● TASK DETAILS:
Return every line of the data below that includes the string "this".

● INPUT ROWS:
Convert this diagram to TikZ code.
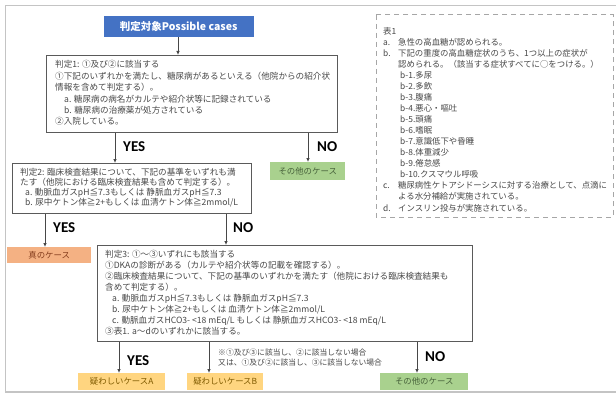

==

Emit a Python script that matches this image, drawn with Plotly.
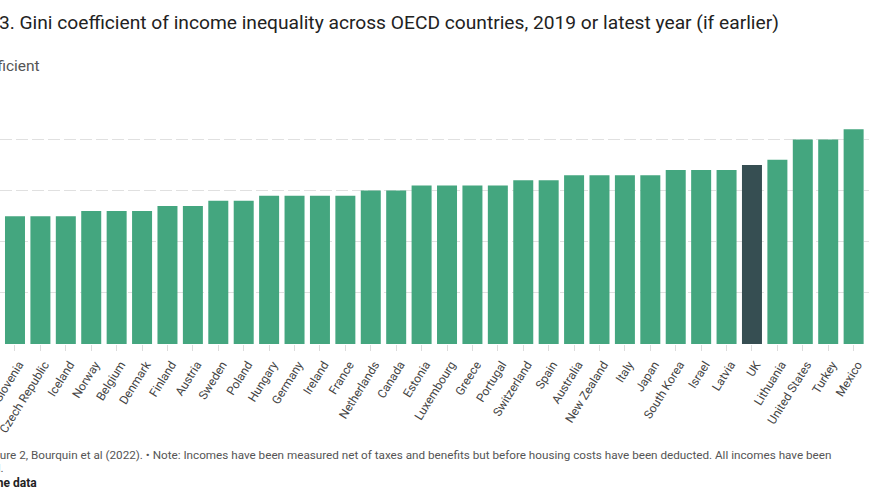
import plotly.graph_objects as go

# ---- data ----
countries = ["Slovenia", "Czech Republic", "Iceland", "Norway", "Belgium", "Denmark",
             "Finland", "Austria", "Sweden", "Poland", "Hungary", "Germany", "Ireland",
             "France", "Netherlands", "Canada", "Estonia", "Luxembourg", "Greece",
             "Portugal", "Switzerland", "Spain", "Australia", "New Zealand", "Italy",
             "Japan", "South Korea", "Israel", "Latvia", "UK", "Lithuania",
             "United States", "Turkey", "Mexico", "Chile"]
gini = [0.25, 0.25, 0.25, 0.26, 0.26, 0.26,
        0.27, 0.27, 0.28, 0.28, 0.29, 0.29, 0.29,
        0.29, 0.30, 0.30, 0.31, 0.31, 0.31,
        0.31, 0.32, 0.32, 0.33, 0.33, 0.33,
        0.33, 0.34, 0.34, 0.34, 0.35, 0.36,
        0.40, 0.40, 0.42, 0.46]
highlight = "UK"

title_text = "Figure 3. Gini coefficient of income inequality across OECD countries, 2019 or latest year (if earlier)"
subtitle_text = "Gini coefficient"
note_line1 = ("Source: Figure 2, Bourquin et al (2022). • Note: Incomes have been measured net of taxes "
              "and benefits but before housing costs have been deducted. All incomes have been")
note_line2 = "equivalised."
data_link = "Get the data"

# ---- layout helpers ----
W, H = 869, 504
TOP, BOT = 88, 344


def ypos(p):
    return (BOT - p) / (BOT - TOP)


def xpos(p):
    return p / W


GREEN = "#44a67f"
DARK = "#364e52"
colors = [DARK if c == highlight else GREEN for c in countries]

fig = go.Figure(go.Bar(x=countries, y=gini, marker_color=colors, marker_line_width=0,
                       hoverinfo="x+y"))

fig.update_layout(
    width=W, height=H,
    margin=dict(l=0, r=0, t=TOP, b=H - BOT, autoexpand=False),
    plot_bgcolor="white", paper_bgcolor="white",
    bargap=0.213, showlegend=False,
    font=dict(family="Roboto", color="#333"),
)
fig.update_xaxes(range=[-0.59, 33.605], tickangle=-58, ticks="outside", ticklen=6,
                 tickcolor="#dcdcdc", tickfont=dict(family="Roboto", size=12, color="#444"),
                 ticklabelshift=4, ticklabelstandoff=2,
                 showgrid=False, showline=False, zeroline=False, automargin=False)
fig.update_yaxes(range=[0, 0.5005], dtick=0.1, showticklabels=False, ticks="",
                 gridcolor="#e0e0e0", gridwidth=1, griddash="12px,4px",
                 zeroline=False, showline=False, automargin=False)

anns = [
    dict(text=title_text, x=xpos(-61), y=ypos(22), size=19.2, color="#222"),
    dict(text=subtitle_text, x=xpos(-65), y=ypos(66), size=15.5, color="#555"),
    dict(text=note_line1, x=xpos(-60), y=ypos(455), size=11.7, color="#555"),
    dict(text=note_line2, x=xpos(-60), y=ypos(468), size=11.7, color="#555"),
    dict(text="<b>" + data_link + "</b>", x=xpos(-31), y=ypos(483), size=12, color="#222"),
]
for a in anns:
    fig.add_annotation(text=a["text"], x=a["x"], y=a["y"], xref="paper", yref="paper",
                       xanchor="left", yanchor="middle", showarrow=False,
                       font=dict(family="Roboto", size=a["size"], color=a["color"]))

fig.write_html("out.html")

==

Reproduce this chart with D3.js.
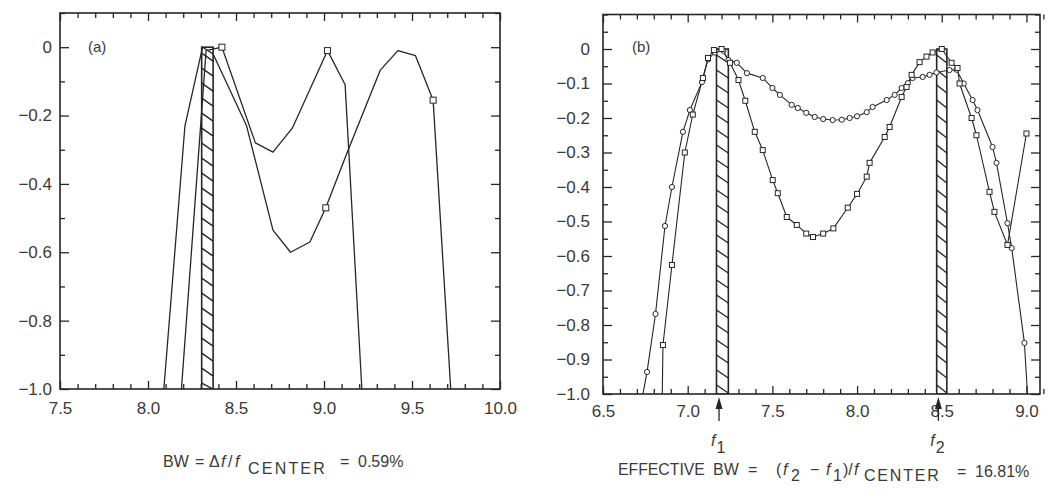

● COMPLETE OUTPUT:
Convert this diagram to TikZ code.
Emit a Python script that matches this image, drawn with Plotly.
Reproduce this chart with D3.js.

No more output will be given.